スキップに挨拶を済ませ、ユタからの連中とも少し話し、また来週ロデオで会うことを確認し、別れた。夜10時を過ぎていた。この日はここからさらに100マイル北にあるフレズノに行くことになっていた。私の友人の家に、来週末まで泊まらせてもらう予定だ。彼は、私の親友の弟で、もう3年くらい会っていなかった。バナナとクッキーと水で胃を満たし、またフリーウェイへ、おそらくロデオカウボーイが最も多くの時間を過ごす場所へ戻った。

本来ならここで終わる話なのだが、続きがある。無事フレズノに着き、ベッドで眠ったあとの翌朝(日曜日)、起き上がろうとしたら、立てなかった。右足のつまさきが地面に触れただけで、ふくらはぎの部分が痛む。相変わらずの腫れ具合で、「悪化している」のが明らかだった。シャワーをなんとか浴びた後、この日一日、私はソファの友と化し、右足を心臓より高い位置に上げ、アイシングを施し、腫れを引かせようとした。

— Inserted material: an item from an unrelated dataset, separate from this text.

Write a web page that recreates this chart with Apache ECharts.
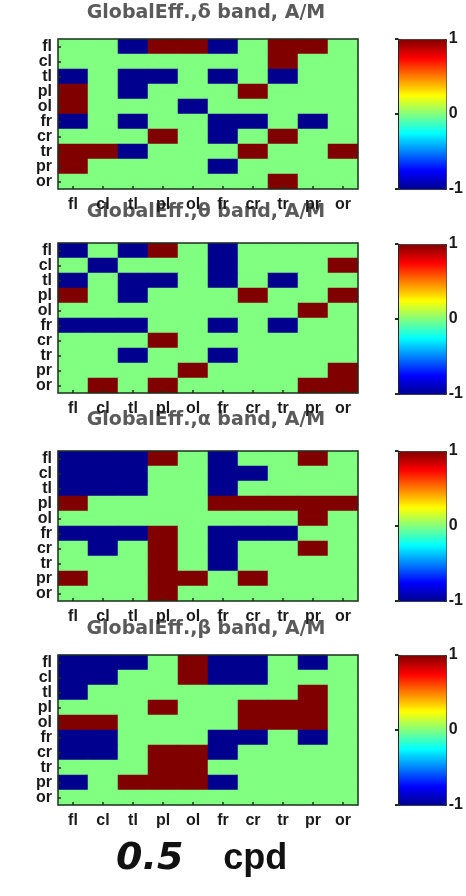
<!DOCTYPE html>
<html>
<head>
<meta charset="utf-8">
<script src="https://cdn.jsdelivr.net/npm/echarts@6/dist/echarts.min.js"></script>
<style>
  html, body { margin: 0; padding: 0; background: #fff; }
  #chart { width: 466px; height: 896px; }
</style>
</head>
<body>
<div id="chart"></div>
<script>
// regions, same order on both axes
const regions = ['fl', 'cl', 'tl', 'pl', 'ol', 'fr', 'cr', 'tr', 'pr', 'or'];
const bands = ['δ', 'θ', 'α', 'β'];
const cbTicks = [-1, 0, 1];

// rows top→bottom (fl..or), columns left→right (fl..or)
const deltaRows = [
  [0, 0, -1, 1, 1, -1, 0, 1, 1, 0],
  [0, 0, 0, 0, 0, 0, 0, 1, 0, 0],
  [-1, 0, -1, -1, 0, -1, 0, -1, 0, 0],
  [1, 0, -1, 0, 0, 0, 1, 0, 0, 0],
  [1, 0, 0, 0, -1, 0, 0, 0, 0, 0],
  [-1, 0, -1, 0, 0, -1, -1, 0, -1, 0],
  [0, 0, 0, 1, 0, -1, 0, 1, 0, 0],
  [1, 1, -1, 0, 0, 0, 1, 0, 0, 1],
  [1, 0, 0, 0, 0, -1, 0, 0, 0, 0],
  [0, 0, 0, 0, 0, 0, 0, 1, 0, 0]
];
const thetaRows = [
  [-1, 0, -1, 1, 0, -1, 0, 0, 0, 0],
  [0, -1, 0, 0, 0, -1, 0, 0, 0, 1],
  [-1, 0, -1, -1, 0, -1, 0, -1, 0, 0],
  [1, 0, -1, 0, 0, 0, 1, 0, 0, 1],
  [0, 0, 0, 0, 0, 0, 0, 0, 1, 0],
  [-1, -1, -1, 0, 0, -1, 0, -1, 0, 0],
  [0, 0, 0, 1, 0, 0, 0, 0, 0, 0],
  [0, 0, -1, 0, 0, -1, 0, 0, 0, 0],
  [0, 0, 0, 0, 1, 0, 0, 0, 0, 1],
  [0, 1, 0, 1, 0, 0, 0, 0, 1, 1]
];
const alphaRows = [
  [-1, -1, -1, 1, 0, -1, 0, 0, 1, 0],
  [-1, -1, -1, 0, 0, -1, -1, 0, 0, 0],
  [-1, -1, -1, 0, 0, -1, 0, 0, 0, 0],
  [1, 0, 0, 0, 0, 1, 1, 1, 1, 1],
  [0, 0, 0, 0, 0, 0, 0, 0, 1, 0],
  [-1, -1, -1, 1, 0, -1, -1, -1, 0, 0],
  [0, -1, 0, 1, 0, -1, 0, 0, 1, 0],
  [0, 0, 0, 1, 0, -1, 0, 0, 0, 0],
  [1, 0, 0, 1, 1, 0, 1, 0, 0, 0],
  [0, 0, 0, 1, 0, 0, 0, 0, 0, 0]
];
const betaRows = [
  [-1, -1, -1, 0, 1, -1, -1, 0, -1, 0],
  [-1, -1, 0, 0, 1, -1, -1, 0, 0, 0],
  [-1, 0, 0, 0, 0, 0, 0, 0, 1, 0],
  [0, 0, 0, 1, 0, 0, 1, 1, 1, 0],
  [1, 1, 0, 0, 0, 0, 1, 1, 1, 0],
  [-1, -1, 0, 0, 0, -1, -1, 0, -1, 0],
  [-1, -1, 0, 1, 1, -1, 0, 0, 0, 0],
  [0, 0, 0, 1, 1, 0, 0, 0, 0, 0],
  [-1, 0, 1, 1, 1, -1, 0, 0, 0, 0],
  [0, 0, 0, 0, 0, 0, 0, 0, 0, 0]
];
const panels = [deltaRows, thetaRows, alphaRows, betaRows];

// jet colormap
const jet = ['#00008f', '#0000ff', '#0080ff', '#00ffff', '#80ff80', '#ffff00', '#ff8000', '#ff0000', '#800000'];

// whole-pixel cells (30 x 15) so neighbouring cells join without seams
const plotTops = [39, 243, 451, 655];
const plotH = 150;
const plotLeft = 58, plotW = 300;
const cbLeft = 398, cbW = 48, cbH = 150;
const cbTops = [39, 244, 451, 655];
const titleTops = [4, 203, 411, 620];

const toCells = rows => {
  const out = [];
  rows.forEach((row, y) => row.forEach((v, x) => out.push([x, y, v])));
  return out;
};

const grid = [], xAxis = [], yAxis = [], series = [], visualMap = [], title = [];
const labelFont = { fontFamily: 'Liberation Sans', fontWeight: 'bold', color: '#1a1a1a' };
const tickStyle = { color: '#1f2f1f', width: 1.5 };

panels.forEach((rows, i) => {
  // heatmap grid
  grid.push({ left: plotLeft, width: plotW, top: plotTops[i], height: plotH, show: true,
    backgroundColor: 'transparent', borderColor: '#1f2f1f', borderWidth: 1.5, z: 5 });
  xAxis.push({ type: 'category', gridIndex: 2 * i, data: regions, z: 6,
    axisLine: { show: false },
    axisTick: { show: true, inside: true, alignWithLabel: true, length: 3, lineStyle: tickStyle },
    axisLabel: Object.assign({ fontSize: 16, margin: 8, interval: 0 }, labelFont) });
  yAxis.push({ type: 'category', gridIndex: 2 * i, data: regions, inverse: true, z: 6,
    axisLine: { show: false },
    axisTick: { show: true, inside: true, alignWithLabel: true, length: 3, lineStyle: tickStyle },
    axisLabel: Object.assign({ fontSize: 16, margin: 6, interval: 0, lineHeight: 14 }, labelFont) });
  series.push({ type: 'heatmap', xAxisIndex: 2 * i, yAxisIndex: 2 * i,
    data: toCells(rows), itemStyle: { borderWidth: 0 }, emphasis: { disabled: true } });

  // colorbar grid (axis for 1 / 0 / -1)
  grid.push({ left: cbLeft, width: cbW, top: cbTops[i], height: cbH, show: false });
  xAxis.push({ type: 'value', gridIndex: 2 * i + 1, show: false, min: 0, max: 1 });
  yAxis.push({ type: 'value', gridIndex: 2 * i + 1, min: cbTicks[0], max: cbTicks[2], interval: 1,
    position: 'right', z: 6,
    splitLine: { show: false },
    axisLine: { show: true, lineStyle: { color: '#222', width: 1 } },
    axisTick: { show: true, inside: true, length: 3, lineStyle: { color: '#1f2f1f', width: 2 } },
    axisLabel: Object.assign({ fontSize: 16, margin: 5 }, labelFont) });

  visualMap.push({ type: 'continuous', min: -1, max: 1, seriesIndex: i, calculable: false,
    left: cbLeft, top: cbTops[i], itemWidth: cbW, itemHeight: cbH, padding: 0,
    borderColor: '#222', borderWidth: 1, hoverLink: false, showLabel: false,
    inRange: { color: jet } });

  title.push({ text: 'GlobalEff.,' + bands[i] + ' band, A/M', left: 206, top: titleTops[i], textAlign: 'center',
    padding: 0,
    textStyle: { fontFamily: 'DejaVu Sans', fontWeight: 'bold', fontSize: 19, color: '#5a5a5a' } });
});

title.push({ text: '{a|0.5}{b|cpd}', left: 116, top: 840, padding: 0,
  textStyle: { rich: {
    a: { fontFamily: 'DejaVu Sans', fontWeight: 'bold', fontStyle: 'italic', fontSize: 38, color: '#111' },
    b: { fontFamily: 'Liberation Sans', fontWeight: 'bold', fontSize: 36, color: '#111', padding: [0, 0, 0, 40] }
  } } });

const chart = echarts.init(document.getElementById('chart'));
chart.setOption({
  backgroundColor: '#fff',
  animation: false,
  title, grid, xAxis, yAxis, visualMap, series
});
</script>
</body>
</html>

月曜日、友人の肩を借りてベッドから立ち上がり、前日過ごしたソファにたどり着く。歩、けない。ふくらはぎの内側から波紋のようにジワジワした痛みが膝から下に広がっていく。午後、友人の奥さんに調べてもらったクリニックへ、彼女に連れて行ってもらった。私の友人も子供と一緒にそこへ駆けつけてくれた。"病院"ではなく、クリニック。日本でいう"医院"で、アメリカの医療制度だと、かかる金額が全然違う。こちらは安くすむ。ようやく自分の順番が回ってきて、担当医師と話した。先ず言われたのが、傷口から黴菌が入っていること。皮膚の色で黄色い個所があるというのがその証拠らしい。続いてレントゲン。撮影後、レントゲン師の最初の一言が、

「今まで、脚骨折したことあるかい?」
「無いです。」
「一度も?」
「まったく無いです。」
「ホントに?」
「ホントに。」
「面白いなぁ、これ見ると、一度骨折していて、もう治り始めているよ。」
「ハ!?」

彼と、医師と、友人と私とで再度写真を見た。診断は"右脚ヒ骨骨折"。レイクサイドのときすでに折れており、その10日後に撮ったレントゲンだったために"治り始めている"という表現だったらしい。「どーりで、イテぇわけだ。」今は歩けないけど、先週は歩いていたのに、というのが実感だ。全治6週間。黒いブーツがあてがわれ、出てくるときには車椅子に乗せられ、医師と看護婦から「6週間安静にしていなさい。ブルライディングなんて絶対ダメだからね!分かっているわよね?」まるで、おふくろに叱られている気分だ。フレズノではPBRのイヴェントがあるし、隣町のクロヴィスではPRCAの大きな大会がある。彼女たちもブルライダーがどういう人間か知っているからだろう。事実、今週末の12日と13日、私もロデオを入れている。正直、へこんだ。

火曜日、PRCAに電話をし、今週末の2試合を棄権することを伝えた。医師の診断の下、その診断書をファックスで送信すれば、その棄権したロデオのエントリーフィーは払わないですむ。

来週、17日にユタを発ち日本へ一時帰国します。これは数ヶ月前から予定していたことなのですが、その前に、ここフレズノからソルトレイクまでどうやって帰るか?が問題です。しばらくここのソファの上で、考えます。